Kennedy, who divorced her husband after 10 years, said that when her children were young, she moved them to Pocahontas, Arkansas.

She picked up a newspaper after church one day, and she saw an advertisement for a job at Dassault Falcon Jet in Little Rock, and she applied and landed the job.

On Christmas Day 1978, she moved to Conway because she said she wanted her children in the Faulkner County school district.

Kennedy said she retired when she was about to turn 62. She was living in Conway and working at Airborne Express in Ohio.

Kennedy’s youngest son, Damian, lives with her in Conway. Her daughter, Dr. Angela Dyck, is a podiatrist in Alabama and a former Air Force captain. Kennedy said her daughter enjoys dancing, too.

“We used to go on all these cruises, and we’d get up, and I tell you what, we’d just perform,” Kennedy said.

Kennedy said her daughter visited for Christmas.

“Before she left today, we were doing the dancing, and we were cracking up.”

Kennedy said that in the ’80s and ’90s, she traveled extensively.

“I’ve been all over the world. I’ve driven all over the U.S., Canada. We went across Alaska; we took a train over Mount McKinley.”

Kennedy visited her daughter when Dyck was stationed in Korea, too.

“We went to Korea, Hong Kong, Thailand. She had friends in Australia, so we went to Australia and New Zealand. I got a letter from a nun we met in New Zealand. I need to write her back,” Kennedy said.

Kennedy has made many friends in Arkansas. She started attending the Conway senior citizens center first.

“All my dear friends died, so I said, ‘Let me try [the Mayflower senior center]. I’m a Yankee, but maybe they’ll accept me,’” she said.

They absolutely accepted her, and she is known for her Irish dancing.

“She’s our star,” said Patricia Barnes, director of the Mayflower Senior Citizens Center.

“What I know about her is that she’s so amazing, that she’s done all this stuff, and she’s still just plain old Kathleen. She doesn’t put on any airs; she’s just fantastic,” Barnes said.

“On my birthday, she did the Irish jig for me, since I was born on St. Patrick’s Day. Her age has got to her, but she can still kick that leg up over her head,” Barnes said.

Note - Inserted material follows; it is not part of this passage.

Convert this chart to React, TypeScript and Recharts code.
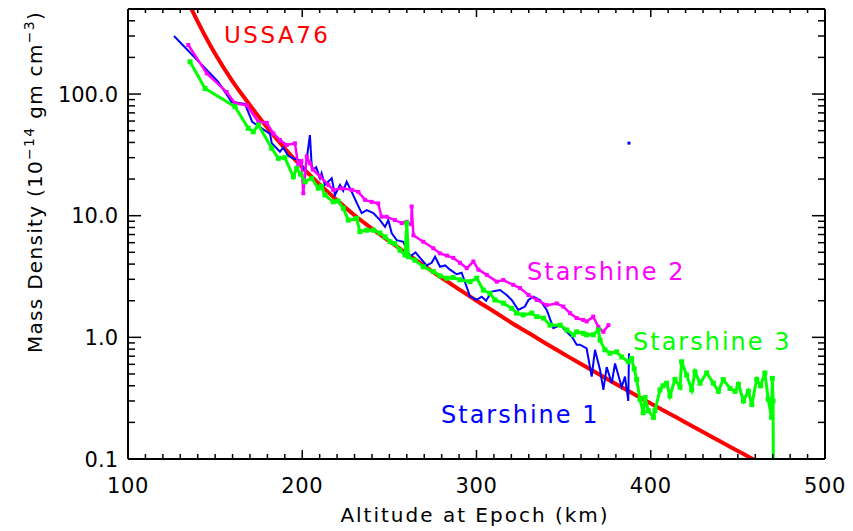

“She is the coolest little lady,” said Barbara Mathes, assistant to the Mayflower mayor. “She just can’t stand still. When they were caroling over at the center last Thursday, when they sang ‘Rockin’ Around the Christmas Tree,’ she was just dancing.”

Kennedy said “there’s no telling” what she’ll do to celebrate her birthday.

But it’s a good bet she’ll dance a little jig.